Reproduce all the lines below exactly and omit the images.

════════════════

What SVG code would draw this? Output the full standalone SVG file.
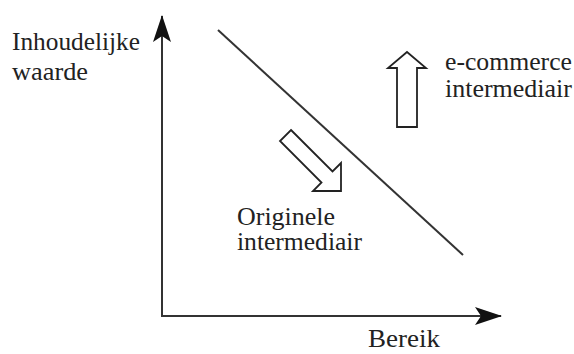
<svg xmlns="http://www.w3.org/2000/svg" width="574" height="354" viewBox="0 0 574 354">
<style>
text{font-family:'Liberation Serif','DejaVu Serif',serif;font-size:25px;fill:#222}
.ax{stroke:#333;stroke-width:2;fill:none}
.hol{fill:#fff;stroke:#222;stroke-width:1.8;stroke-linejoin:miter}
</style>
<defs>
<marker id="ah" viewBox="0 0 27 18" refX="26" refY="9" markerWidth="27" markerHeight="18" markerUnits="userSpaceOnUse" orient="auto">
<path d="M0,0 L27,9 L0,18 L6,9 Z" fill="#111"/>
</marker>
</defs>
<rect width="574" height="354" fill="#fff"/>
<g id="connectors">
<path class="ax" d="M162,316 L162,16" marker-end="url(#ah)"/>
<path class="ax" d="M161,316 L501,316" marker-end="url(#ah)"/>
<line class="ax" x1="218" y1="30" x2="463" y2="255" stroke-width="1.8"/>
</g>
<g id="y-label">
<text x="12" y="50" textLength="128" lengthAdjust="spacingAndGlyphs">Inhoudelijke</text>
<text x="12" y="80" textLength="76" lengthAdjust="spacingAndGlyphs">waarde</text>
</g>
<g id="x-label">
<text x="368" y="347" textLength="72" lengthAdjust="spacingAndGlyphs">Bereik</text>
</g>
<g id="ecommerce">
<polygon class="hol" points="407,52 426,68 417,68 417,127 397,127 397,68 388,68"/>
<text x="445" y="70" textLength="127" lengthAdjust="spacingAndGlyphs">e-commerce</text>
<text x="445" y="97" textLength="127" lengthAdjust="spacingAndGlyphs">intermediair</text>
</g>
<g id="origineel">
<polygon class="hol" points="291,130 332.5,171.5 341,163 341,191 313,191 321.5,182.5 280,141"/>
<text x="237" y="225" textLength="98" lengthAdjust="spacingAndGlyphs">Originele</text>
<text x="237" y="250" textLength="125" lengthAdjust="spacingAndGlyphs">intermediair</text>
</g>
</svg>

════════════════

• ANSWER TO THE TASK:
What SVG code would draw this? Output the full standalone SVG file.
<svg xmlns="http://www.w3.org/2000/svg" width="574" height="354" viewBox="0 0 574 354">
<style>
text{font-family:'Liberation Serif','DejaVu Serif',serif;font-size:25px;fill:#222}
.ax{stroke:#333;stroke-width:2;fill:none}
.hol{fill:#fff;stroke:#222;stroke-width:1.8;stroke-linejoin:miter}
</style>
<defs>
<marker id="ah" viewBox="0 0 27 18" refX="26" refY="9" markerWidth="27" markerHeight="18" markerUnits="userSpaceOnUse" orient="auto">
<path d="M0,0 L27,9 L0,18 L6,9 Z" fill="#111"/>
</marker>
</defs>
<rect width="574" height="354" fill="#fff"/>
<g id="connectors">
<path class="ax" d="M162,316 L162,16" marker-end="url(#ah)"/>
<path class="ax" d="M161,316 L501,316" marker-end="url(#ah)"/>
<line class="ax" x1="218" y1="30" x2="463" y2="255" stroke-width="1.8"/>
</g>
<g id="y-label">
<text x="12" y="50" textLength="128" lengthAdjust="spacingAndGlyphs">Inhoudelijke</text>
<text x="12" y="80" textLength="76" lengthAdjust="spacingAndGlyphs">waarde</text>
</g>
<g id="x-label">
<text x="368" y="347" textLength="72" lengthAdjust="spacingAndGlyphs">Bereik</text>
</g>
<g id="ecommerce">
<polygon class="hol" points="407,52 426,68 417,68 417,127 397,127 397,68 388,68"/>
<text x="445" y="70" textLength="127" lengthAdjust="spacingAndGlyphs">e-commerce</text>
<text x="445" y="97" textLength="127" lengthAdjust="spacingAndGlyphs">intermediair</text>
</g>
<g id="origineel">
<polygon class="hol" points="291,130 332.5,171.5 341,163 341,191 313,191 321.5,182.5 280,141"/>
<text x="237" y="225" textLength="98" lengthAdjust="spacingAndGlyphs">Originele</text>
<text x="237" y="250" textLength="125" lengthAdjust="spacingAndGlyphs">intermediair</text>
</g>
</svg>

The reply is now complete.